The Senate (which wasn't elected or representative) did have considerable interpretive and advisory authority, and the elected praetors could interpret the law in important ways. But the laws themselves were made by direct vote of the citizens (or just by the plebeians), in the comitia centuriata, the comitia tributa or the concilium plebis. (If someone suggests that the Senate was Rome's elected representative legislature, you can point out that it was not elected, not representative, and not a legislature.)
Roman lawmaking was thus direct lawmaking, though with a voting system that heavily favored the rich, not representative lawmaking. The laws had to be proposed by a magistrate, such as a consul or a tribune of the plebs, so it wasn't precisely like an American initiative. But the laws didn't have to first be passed by some elected legislative body first (again, remember that there were no elective legislative bodies); in principle, they just had to be proposed by one elected magistrate — such as one of the 10 tribunes of the plebs — and enacted by popular vote in the assembly. You can think of it as something between the modern American referendum and the modern American initiative. But it was direct popular lawmaking, not representative lawmaking.

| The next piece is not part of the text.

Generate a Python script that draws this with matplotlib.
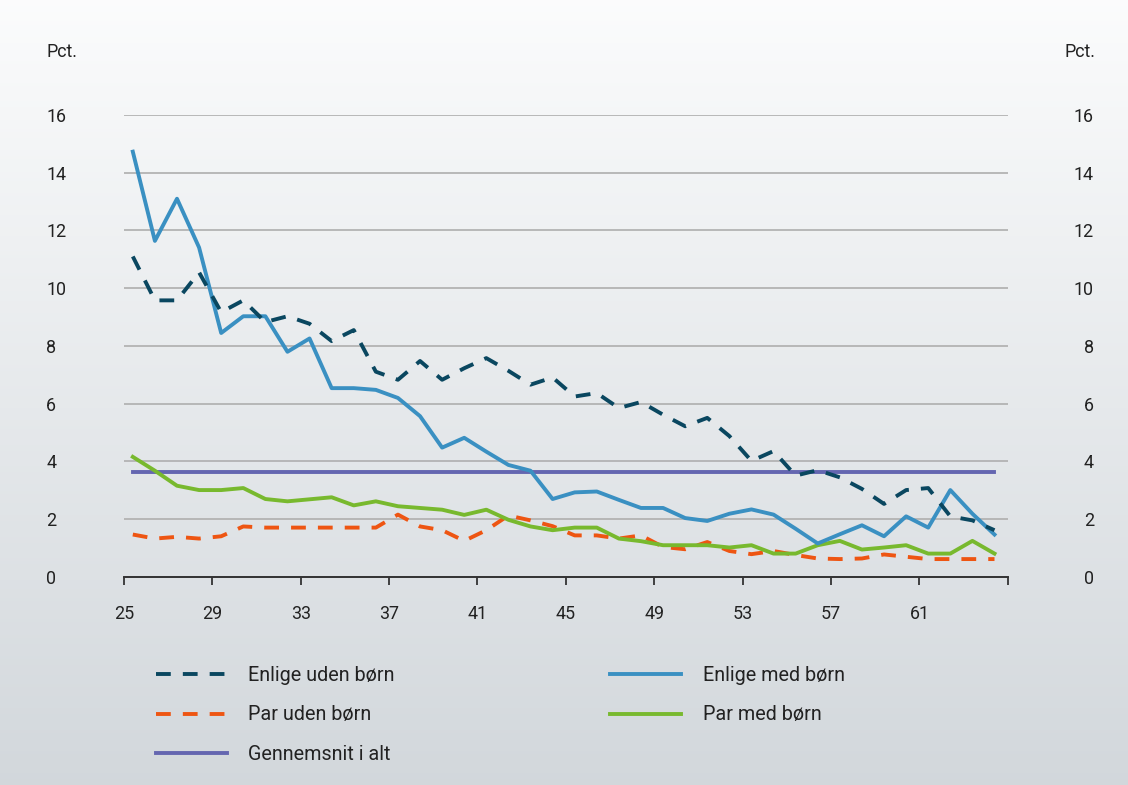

And the Framers routinely called Rome a republic — indeed, they labeled Athens a republic, even though Golden Age Athens famously involved direct democracy. Hamilton in Federalist No. 6 states that "Sparta, Athens, Rome, and Carthage were all republics." Hamilton in Federalist No. 34 specifically talked about the Roman legislative assemblies, yet called Rome a republic. Federalist No. 63, generally attributed to Madison, labeled Rome as an example of a "long-lived republic." (Profs. Akhil Amar and Rob Natelson have written more extensively on this.)
[4.] Today, "republican" does tend to refer more to representative systems, but "democratic" often refers to following the will of the people, whether through direct democracy or representative democracy—the precise meaning differs depending on the context. If you're asking whether to do something by direct ballot or by representative processes, you might ask whether we should be more democratic or more republican. If you're asking whether China would be better off giving more power to Chinese voters, you might ask whether it should be more democratic or less democratic, quite apart from whether you think the democracy should be direct or representative.
To be sure, in addition to being a representative democracy, the United States is also a constitutional democracy, in which courts restrain in some measure the democratic will. And the United States is therefore also a constitutional republic. Indeed, the United States might be labeled a constitutional federal representative democracy.
But where one word is used, with all the oversimplification that this necessary entails, "democracy" and "republic" both work. Indeed, since direct democracy — again, a government in which all or most laws are made by direct popular vote — would be impractical given the number and complexity of laws that pretty much any state or national government is expected to enact, it's unsurprising that the qualifier "representative" would often be omitted. Practically speaking, representative democracy is the only democracy that's around at any state or national level. (State and even national referenda are sometimes used, but only for a very small part of the state's or nation's lawmaking.)